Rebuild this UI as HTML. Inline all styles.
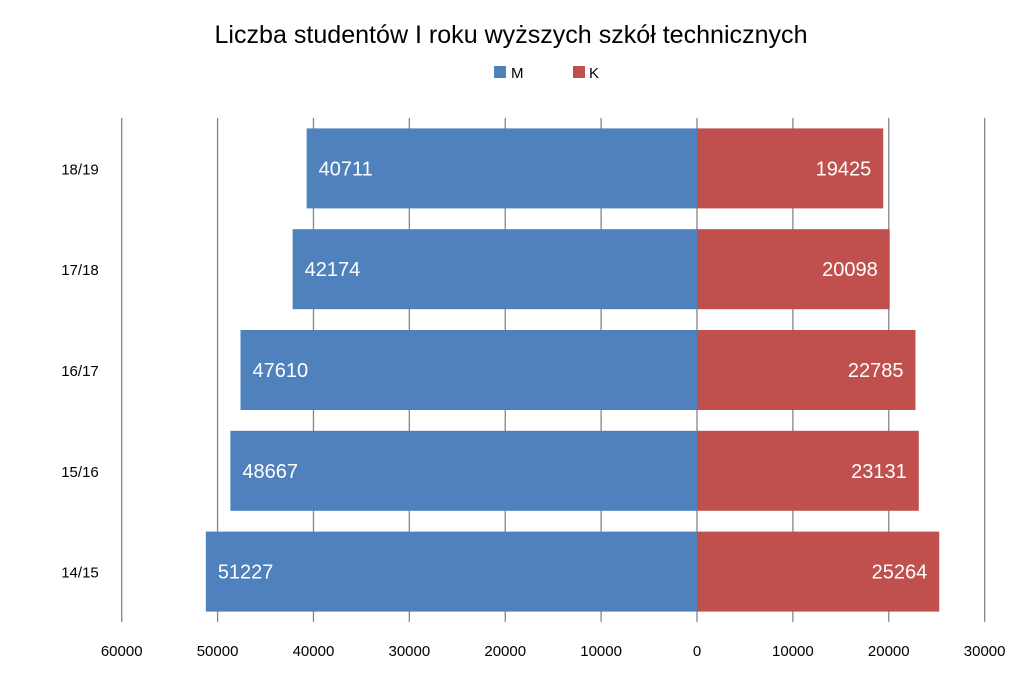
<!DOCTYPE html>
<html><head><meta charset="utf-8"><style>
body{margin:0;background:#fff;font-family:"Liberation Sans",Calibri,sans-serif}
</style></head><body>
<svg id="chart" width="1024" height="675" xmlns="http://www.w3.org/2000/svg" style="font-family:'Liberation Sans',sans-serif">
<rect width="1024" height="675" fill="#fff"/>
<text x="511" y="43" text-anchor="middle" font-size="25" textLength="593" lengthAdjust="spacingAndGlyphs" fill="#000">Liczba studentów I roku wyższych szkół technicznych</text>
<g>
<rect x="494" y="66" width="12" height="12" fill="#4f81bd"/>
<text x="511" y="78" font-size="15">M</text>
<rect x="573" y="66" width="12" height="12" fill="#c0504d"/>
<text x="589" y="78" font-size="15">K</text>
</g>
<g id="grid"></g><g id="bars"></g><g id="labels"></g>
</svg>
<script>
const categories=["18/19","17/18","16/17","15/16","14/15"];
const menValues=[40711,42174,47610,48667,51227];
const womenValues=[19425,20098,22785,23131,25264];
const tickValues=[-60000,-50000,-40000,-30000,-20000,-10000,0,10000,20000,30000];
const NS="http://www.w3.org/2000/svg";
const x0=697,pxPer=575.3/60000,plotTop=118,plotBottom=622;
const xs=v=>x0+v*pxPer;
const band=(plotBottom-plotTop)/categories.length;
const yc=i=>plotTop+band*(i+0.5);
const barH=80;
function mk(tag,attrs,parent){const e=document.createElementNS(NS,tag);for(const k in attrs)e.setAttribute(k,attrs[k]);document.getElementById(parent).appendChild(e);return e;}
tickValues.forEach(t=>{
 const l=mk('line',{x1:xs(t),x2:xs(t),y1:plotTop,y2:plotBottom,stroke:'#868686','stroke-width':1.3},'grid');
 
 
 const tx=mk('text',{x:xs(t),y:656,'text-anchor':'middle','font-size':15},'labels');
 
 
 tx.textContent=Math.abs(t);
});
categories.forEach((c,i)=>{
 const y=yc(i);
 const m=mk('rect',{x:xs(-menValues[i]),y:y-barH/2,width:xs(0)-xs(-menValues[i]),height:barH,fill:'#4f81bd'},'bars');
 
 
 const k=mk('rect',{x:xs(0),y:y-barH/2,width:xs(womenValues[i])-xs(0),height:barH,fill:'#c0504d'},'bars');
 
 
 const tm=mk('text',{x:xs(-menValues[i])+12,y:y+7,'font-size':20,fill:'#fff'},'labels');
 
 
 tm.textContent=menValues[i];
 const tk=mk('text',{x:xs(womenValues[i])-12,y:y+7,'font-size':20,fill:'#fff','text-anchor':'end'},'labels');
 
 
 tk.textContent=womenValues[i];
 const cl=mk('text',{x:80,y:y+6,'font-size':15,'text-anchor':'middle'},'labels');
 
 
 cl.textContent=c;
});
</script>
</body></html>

____________________

[WHAT THIS TASK INVOLVES]: Every line above should be repeated exactly; pictures stay out of the copy.

[SOLUTION TO THE EXERCISE]:
Rebuild this UI as HTML. Inline all styles.
<!DOCTYPE html>
<html><head><meta charset="utf-8"><style>
body{margin:0;background:#fff;font-family:"Liberation Sans",Calibri,sans-serif}
</style></head><body>
<svg id="chart" width="1024" height="675" xmlns="http://www.w3.org/2000/svg" style="font-family:'Liberation Sans',sans-serif">
<rect width="1024" height="675" fill="#fff"/>
<text x="511" y="43" text-anchor="middle" font-size="25" textLength="593" lengthAdjust="spacingAndGlyphs" fill="#000">Liczba studentów I roku wyższych szkół technicznych</text>
<g>
<rect x="494" y="66" width="12" height="12" fill="#4f81bd"/>
<text x="511" y="78" font-size="15">M</text>
<rect x="573" y="66" width="12" height="12" fill="#c0504d"/>
<text x="589" y="78" font-size="15">K</text>
</g>
<g id="grid"></g><g id="bars"></g><g id="labels"></g>
</svg>
<script>
const categories=["18/19","17/18","16/17","15/16","14/15"];
const menValues=[40711,42174,47610,48667,51227];
const womenValues=[19425,20098,22785,23131,25264];
const tickValues=[-60000,-50000,-40000,-30000,-20000,-10000,0,10000,20000,30000];
const NS="http://www.w3.org/2000/svg";
const x0=697,pxPer=575.3/60000,plotTop=118,plotBottom=622;
const xs=v=>x0+v*pxPer;
const band=(plotBottom-plotTop)/categories.length;
const yc=i=>plotTop+band*(i+0.5);
const barH=80;
function mk(tag,attrs,parent){const e=document.createElementNS(NS,tag);for(const k in attrs)e.setAttribute(k,attrs[k]);document.getElementById(parent).appendChild(e);return e;}
tickValues.forEach(t=>{
 const l=mk('line',{x1:xs(t),x2:xs(t),y1:plotTop,y2:plotBottom,stroke:'#868686','stroke-width':1.3},'grid');
 
 
 const tx=mk('text',{x:xs(t),y:656,'text-anchor':'middle','font-size':15},'labels');
 
 
 tx.textContent=Math.abs(t);
});
categories.forEach((c,i)=>{
 const y=yc(i);
 const m=mk('rect',{x:xs(-menValues[i]),y:y-barH/2,width:xs(0)-xs(-menValues[i]),height:barH,fill:'#4f81bd'},'bars');
 
 
 const k=mk('rect',{x:xs(0),y:y-barH/2,width:xs(womenValues[i])-xs(0),height:barH,fill:'#c0504d'},'bars');
 
 
 const tm=mk('text',{x:xs(-menValues[i])+12,y:y+7,'font-size':20,fill:'#fff'},'labels');
 
 
 tm.textContent=menValues[i];
 const tk=mk('text',{x:xs(womenValues[i])-12,y:y+7,'font-size':20,fill:'#fff','text-anchor':'end'},'labels');
 
 
 tk.textContent=womenValues[i];
 const cl=mk('text',{x:80,y:y+6,'font-size':15,'text-anchor':'middle'},'labels');
 
 
 cl.textContent=c;
});
</script>
</body></html>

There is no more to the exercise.